- _Your task_
In the listing that follows, retype every line from the first through the one containing "(busr) at (834,346);". Pictures are to be left out.

[Source code of charts]
========
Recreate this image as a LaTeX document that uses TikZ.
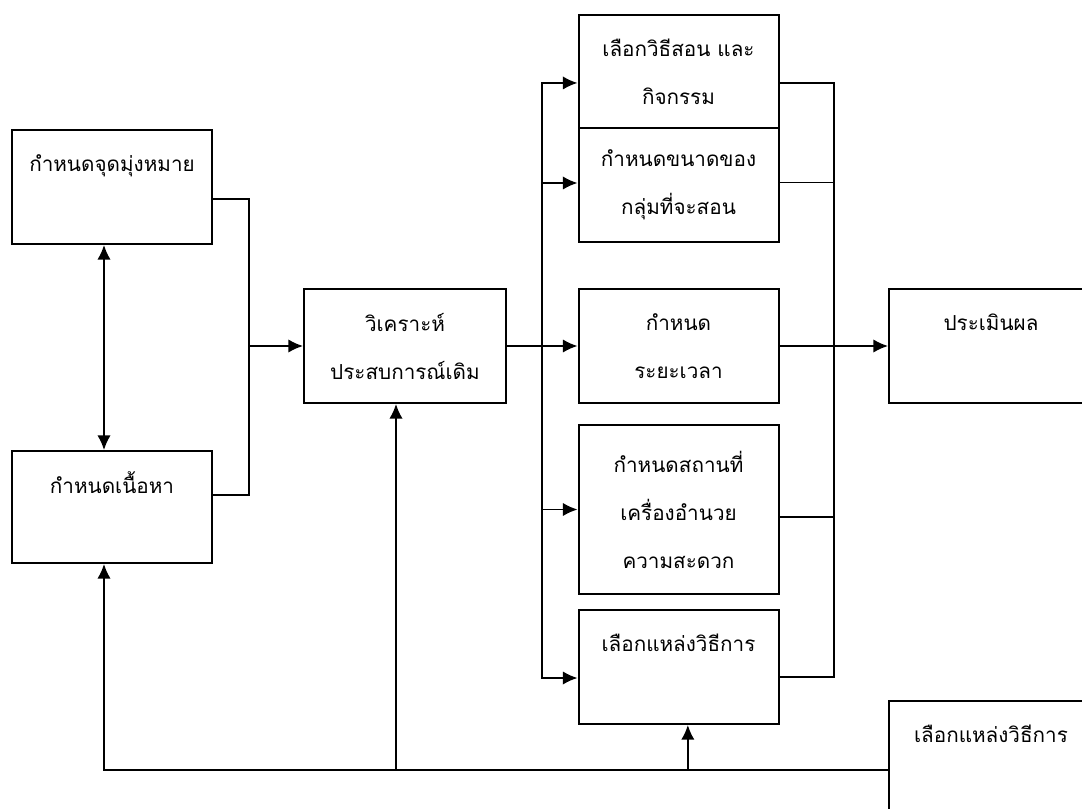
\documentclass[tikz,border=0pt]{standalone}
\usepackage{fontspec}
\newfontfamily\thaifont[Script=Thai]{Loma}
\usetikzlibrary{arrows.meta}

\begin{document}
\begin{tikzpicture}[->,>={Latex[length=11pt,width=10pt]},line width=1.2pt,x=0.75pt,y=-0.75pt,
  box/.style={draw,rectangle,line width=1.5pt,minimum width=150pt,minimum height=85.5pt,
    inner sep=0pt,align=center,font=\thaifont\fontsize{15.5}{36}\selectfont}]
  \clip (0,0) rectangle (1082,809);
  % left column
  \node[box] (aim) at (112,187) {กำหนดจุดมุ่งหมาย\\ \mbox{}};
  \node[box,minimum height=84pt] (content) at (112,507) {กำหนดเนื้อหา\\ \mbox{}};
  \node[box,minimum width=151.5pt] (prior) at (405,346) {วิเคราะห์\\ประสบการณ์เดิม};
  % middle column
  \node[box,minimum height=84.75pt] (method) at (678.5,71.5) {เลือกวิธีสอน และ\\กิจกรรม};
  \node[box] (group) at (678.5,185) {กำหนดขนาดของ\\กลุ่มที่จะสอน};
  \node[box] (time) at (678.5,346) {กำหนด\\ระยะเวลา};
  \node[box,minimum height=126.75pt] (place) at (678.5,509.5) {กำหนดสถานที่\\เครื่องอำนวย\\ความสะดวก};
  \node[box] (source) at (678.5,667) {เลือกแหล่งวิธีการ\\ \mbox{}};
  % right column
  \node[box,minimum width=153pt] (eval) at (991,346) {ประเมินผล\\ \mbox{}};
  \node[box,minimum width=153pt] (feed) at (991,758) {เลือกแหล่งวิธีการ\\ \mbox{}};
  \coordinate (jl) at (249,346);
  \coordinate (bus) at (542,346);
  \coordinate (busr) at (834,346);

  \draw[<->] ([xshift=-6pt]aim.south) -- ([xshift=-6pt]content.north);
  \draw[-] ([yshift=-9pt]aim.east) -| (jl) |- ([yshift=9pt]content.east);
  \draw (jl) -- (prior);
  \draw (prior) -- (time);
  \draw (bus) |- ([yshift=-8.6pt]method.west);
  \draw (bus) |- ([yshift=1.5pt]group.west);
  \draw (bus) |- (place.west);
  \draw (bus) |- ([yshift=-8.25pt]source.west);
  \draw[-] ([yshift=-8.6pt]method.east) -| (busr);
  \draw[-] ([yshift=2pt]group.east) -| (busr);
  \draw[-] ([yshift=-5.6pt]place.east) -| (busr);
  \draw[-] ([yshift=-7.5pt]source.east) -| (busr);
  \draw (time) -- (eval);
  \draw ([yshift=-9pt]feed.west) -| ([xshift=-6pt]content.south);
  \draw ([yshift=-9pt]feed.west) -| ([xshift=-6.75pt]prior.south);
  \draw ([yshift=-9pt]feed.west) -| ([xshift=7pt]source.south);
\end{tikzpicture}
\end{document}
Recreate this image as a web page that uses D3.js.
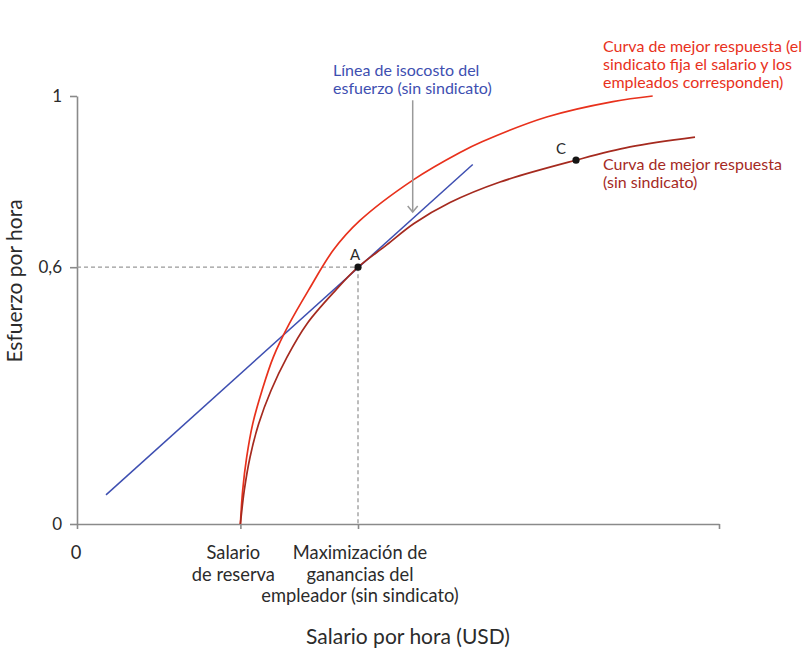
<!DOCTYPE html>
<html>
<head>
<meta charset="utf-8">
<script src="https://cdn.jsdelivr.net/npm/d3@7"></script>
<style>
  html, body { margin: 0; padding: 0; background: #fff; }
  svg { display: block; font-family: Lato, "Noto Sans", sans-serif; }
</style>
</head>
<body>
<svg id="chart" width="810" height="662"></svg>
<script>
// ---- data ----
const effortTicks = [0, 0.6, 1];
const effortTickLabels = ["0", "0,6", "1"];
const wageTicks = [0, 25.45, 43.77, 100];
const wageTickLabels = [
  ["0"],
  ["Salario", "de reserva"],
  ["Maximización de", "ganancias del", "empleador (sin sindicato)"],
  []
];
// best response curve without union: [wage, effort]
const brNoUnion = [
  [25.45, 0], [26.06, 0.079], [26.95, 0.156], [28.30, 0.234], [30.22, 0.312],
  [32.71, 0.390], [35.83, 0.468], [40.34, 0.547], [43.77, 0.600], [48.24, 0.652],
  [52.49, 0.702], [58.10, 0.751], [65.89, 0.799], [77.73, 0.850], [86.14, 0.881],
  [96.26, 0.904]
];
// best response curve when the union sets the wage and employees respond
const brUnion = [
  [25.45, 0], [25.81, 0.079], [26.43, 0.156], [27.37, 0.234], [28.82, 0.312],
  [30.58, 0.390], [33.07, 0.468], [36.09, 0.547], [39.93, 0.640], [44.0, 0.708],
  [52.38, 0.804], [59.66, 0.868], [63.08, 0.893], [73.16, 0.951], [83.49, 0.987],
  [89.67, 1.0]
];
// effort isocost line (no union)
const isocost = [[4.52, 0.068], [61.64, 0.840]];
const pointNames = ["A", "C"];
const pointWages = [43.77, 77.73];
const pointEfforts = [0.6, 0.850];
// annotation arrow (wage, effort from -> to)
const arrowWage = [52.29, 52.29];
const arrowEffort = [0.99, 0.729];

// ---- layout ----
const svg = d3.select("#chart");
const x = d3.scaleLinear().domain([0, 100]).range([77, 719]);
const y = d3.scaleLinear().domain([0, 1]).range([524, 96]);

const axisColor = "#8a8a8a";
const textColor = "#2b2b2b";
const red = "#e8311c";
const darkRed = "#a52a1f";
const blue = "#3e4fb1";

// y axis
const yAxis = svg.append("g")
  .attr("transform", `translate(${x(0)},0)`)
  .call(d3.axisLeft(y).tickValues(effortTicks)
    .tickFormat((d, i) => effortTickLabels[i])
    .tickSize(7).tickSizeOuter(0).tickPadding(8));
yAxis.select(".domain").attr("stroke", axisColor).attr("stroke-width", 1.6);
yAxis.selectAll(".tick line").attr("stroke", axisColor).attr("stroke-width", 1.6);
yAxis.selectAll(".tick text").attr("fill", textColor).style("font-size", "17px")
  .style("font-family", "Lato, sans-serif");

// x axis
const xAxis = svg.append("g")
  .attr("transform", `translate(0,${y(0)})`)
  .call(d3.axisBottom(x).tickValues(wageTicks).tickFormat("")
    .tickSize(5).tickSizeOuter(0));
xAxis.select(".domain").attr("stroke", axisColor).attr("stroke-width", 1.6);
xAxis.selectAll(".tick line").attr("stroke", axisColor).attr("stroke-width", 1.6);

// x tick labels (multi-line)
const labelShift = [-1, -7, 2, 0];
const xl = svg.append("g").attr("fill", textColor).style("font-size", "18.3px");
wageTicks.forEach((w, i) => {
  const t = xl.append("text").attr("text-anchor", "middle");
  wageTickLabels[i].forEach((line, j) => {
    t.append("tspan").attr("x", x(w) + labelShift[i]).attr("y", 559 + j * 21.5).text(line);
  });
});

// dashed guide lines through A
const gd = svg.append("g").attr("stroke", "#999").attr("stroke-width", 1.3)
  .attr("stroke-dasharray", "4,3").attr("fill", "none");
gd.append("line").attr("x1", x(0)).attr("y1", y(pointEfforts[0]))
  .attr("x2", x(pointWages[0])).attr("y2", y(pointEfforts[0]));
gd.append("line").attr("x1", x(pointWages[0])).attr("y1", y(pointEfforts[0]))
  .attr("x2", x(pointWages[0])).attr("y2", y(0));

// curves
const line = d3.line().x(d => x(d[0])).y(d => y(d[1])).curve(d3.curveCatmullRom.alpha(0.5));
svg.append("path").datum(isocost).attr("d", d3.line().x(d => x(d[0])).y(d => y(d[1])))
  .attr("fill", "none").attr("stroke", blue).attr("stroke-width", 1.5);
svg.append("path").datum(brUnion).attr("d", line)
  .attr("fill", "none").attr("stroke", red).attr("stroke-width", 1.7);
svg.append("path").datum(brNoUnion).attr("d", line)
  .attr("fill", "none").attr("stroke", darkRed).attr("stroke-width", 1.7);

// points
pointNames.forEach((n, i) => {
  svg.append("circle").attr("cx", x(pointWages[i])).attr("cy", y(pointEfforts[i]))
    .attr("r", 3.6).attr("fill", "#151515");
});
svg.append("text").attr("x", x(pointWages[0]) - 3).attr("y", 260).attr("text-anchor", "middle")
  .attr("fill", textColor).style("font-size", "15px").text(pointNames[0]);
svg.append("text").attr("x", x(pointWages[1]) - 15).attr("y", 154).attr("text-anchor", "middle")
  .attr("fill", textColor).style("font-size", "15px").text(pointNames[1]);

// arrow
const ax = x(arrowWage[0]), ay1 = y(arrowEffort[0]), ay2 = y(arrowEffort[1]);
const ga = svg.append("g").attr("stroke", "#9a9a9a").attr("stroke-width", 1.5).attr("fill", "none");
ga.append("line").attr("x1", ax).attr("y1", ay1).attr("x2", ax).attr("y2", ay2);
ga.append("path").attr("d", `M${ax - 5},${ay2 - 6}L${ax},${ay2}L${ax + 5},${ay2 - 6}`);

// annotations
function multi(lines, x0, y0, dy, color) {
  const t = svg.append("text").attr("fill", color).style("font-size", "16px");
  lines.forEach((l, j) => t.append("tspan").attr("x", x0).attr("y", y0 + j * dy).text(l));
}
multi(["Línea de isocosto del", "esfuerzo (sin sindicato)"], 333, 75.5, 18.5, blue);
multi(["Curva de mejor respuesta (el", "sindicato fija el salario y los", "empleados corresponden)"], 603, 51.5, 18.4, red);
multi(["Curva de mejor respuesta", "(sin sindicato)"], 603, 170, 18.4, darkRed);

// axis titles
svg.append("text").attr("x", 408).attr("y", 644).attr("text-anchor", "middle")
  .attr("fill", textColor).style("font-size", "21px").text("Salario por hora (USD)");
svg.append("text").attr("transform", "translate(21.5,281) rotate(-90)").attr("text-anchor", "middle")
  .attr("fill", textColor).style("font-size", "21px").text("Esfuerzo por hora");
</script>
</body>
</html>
========
- _Reply_
Recreate this image as a LaTeX document that uses TikZ.
\documentclass[tikz,border=0pt]{standalone}
\usepackage{fontspec}
\newfontfamily\thaifont[Script=Thai]{Loma}
\usetikzlibrary{arrows.meta}

\begin{document}
\begin{tikzpicture}[->,>={Latex[length=11pt,width=10pt]},line width=1.2pt,x=0.75pt,y=-0.75pt,
  box/.style={draw,rectangle,line width=1.5pt,minimum width=150pt,minimum height=85.5pt,
    inner sep=0pt,align=center,font=\thaifont\fontsize{15.5}{36}\selectfont}]
  \clip (0,0) rectangle (1082,809);
  % left column
  \node[box] (aim) at (112,187) {กำหนดจุดมุ่งหมาย\\ \mbox{}};
  \node[box,minimum height=84pt] (content) at (112,507) {กำหนดเนื้อหา\\ \mbox{}};
  \node[box,minimum width=151.5pt] (prior) at (405,346) {วิเคราะห์\\ประสบการณ์เดิม};
  % middle column
  \node[box,minimum height=84.75pt] (method) at (678.5,71.5) {เลือกวิธีสอน และ\\กิจกรรม};
  \node[box] (group) at (678.5,185) {กำหนดขนาดของ\\กลุ่มที่จะสอน};
  \node[box] (time) at (678.5,346) {กำหนด\\ระยะเวลา};
  \node[box,minimum height=126.75pt] (place) at (678.5,509.5) {กำหนดสถานที่\\เครื่องอำนวย\\ความสะดวก};
  \node[box] (source) at (678.5,667) {เลือกแหล่งวิธีการ\\ \mbox{}};
  % right column
  \node[box,minimum width=153pt] (eval) at (991,346) {ประเมินผล\\ \mbox{}};
  \node[box,minimum width=153pt] (feed) at (991,758) {เลือกแหล่งวิธีการ\\ \mbox{}};
  \coordinate (jl) at (249,346);
  \coordinate (bus) at (542,346);
  \coordinate (busr) at (834,346);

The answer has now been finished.